Renouvellements critiques et usages de la littérature
Depuis le début du XXIe siècle, une attention particulière se trouve portée aux mécanismes d’empathie (Gefen et Vouilloux 2013), parfois jusqu'à envisager la littérature selon une conception « thérapeutique » (Gefen 2017). Ce tournant affectif est aussi un tournant éthique, sous-tendu par la notion de care. Mais s’intéresser aux émotions aujourd’hui, c’est aussi se placer d’un point de vue disciplinaire, sous l’égide des neurosciences et de la psychologie cognitive.
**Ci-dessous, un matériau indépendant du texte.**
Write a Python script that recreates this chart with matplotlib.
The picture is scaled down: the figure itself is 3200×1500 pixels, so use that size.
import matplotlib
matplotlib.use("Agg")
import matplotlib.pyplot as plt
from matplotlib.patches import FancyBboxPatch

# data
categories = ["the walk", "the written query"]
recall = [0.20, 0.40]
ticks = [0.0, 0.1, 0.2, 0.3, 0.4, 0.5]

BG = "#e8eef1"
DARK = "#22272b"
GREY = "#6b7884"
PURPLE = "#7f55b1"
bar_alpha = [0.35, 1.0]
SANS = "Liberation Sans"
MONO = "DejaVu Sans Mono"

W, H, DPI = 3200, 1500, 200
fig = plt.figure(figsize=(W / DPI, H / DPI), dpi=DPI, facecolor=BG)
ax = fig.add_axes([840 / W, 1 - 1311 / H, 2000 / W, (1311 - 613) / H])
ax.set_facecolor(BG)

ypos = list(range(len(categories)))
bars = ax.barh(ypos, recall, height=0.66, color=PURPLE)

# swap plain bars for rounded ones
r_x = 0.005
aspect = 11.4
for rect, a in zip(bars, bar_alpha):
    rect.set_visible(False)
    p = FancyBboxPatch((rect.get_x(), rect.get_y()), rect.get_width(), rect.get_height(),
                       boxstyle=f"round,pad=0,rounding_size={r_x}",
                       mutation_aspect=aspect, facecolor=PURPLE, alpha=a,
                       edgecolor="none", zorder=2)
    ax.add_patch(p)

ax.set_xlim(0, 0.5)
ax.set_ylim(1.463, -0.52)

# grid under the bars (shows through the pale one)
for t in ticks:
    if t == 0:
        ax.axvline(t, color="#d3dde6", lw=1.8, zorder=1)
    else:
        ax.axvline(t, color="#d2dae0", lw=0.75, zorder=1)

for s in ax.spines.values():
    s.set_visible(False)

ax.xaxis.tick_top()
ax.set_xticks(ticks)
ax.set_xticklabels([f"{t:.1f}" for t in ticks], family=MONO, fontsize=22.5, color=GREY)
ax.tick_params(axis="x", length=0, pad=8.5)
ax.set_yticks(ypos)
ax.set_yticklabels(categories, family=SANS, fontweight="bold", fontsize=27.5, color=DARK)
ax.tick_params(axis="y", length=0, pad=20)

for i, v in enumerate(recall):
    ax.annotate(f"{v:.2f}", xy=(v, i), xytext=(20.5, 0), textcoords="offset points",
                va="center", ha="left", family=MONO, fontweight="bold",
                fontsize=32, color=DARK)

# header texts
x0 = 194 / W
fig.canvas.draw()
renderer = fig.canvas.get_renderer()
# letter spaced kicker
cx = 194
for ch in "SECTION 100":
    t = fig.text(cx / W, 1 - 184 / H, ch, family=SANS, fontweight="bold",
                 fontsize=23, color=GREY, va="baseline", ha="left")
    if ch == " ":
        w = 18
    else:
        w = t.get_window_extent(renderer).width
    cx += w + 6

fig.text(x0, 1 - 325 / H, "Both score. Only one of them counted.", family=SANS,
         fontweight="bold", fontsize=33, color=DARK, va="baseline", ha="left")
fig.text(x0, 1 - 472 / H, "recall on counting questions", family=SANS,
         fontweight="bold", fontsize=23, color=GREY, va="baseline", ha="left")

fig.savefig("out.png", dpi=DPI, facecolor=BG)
Étroitement liée à ceux-ci, la prise en compte des effets de la littérature a suscité plusieurs approches. Ainsi, Macé (2017) déploie une stylistique de l'existence qui cherche dans la littérature le modèle d'une attention aiguisée aux formes de vie les plus fragiles. Citton (2010) appelle quant à lui de ses vœux des contre-narrations émancipatrices et fait appel au pouvoir d’« encapacitation » des structures narratives et littéraires. Plus largement, l’immersion fictionnelle (Schaeffer 1999), l’identification à des personnages de fiction (Jouve 1992), l’adhésion au monde représenté (David 2012) ou encore la « tension narrative » (Baroni 2007) invitent à considérer le fait littéraire comme partageable – à l’instar des propositions d’Hélène Merlin-Kajman (2016) qui fait du texte littéraire un espace « transitionnel ».
Des approches pragmatistes de l’expérience littéraire, quoiqu’issues de généalogies distinctes, ont ainsi émergé. Résolument tournées vers les usages de la littérature, elles promeuvent la littérature non plus comme un objet autonome, mais comme une série d’expériences, des usages, une praxis. Représentatifs de ce paradigme, l'essai de Christophe Hanna (2011) entend réinscrire la poésie dans l’espace public par le biais de dispositifs poétiques, quand celui de Florent Coste (2017) appelle à sortir de l’herméneutique au profit d’une conception de l’expérience littéraire apte à en questionner l’agentivité, comme le propose aussi Nancy Murzilli (2023) en articulant fiction et expériences quotidiennes.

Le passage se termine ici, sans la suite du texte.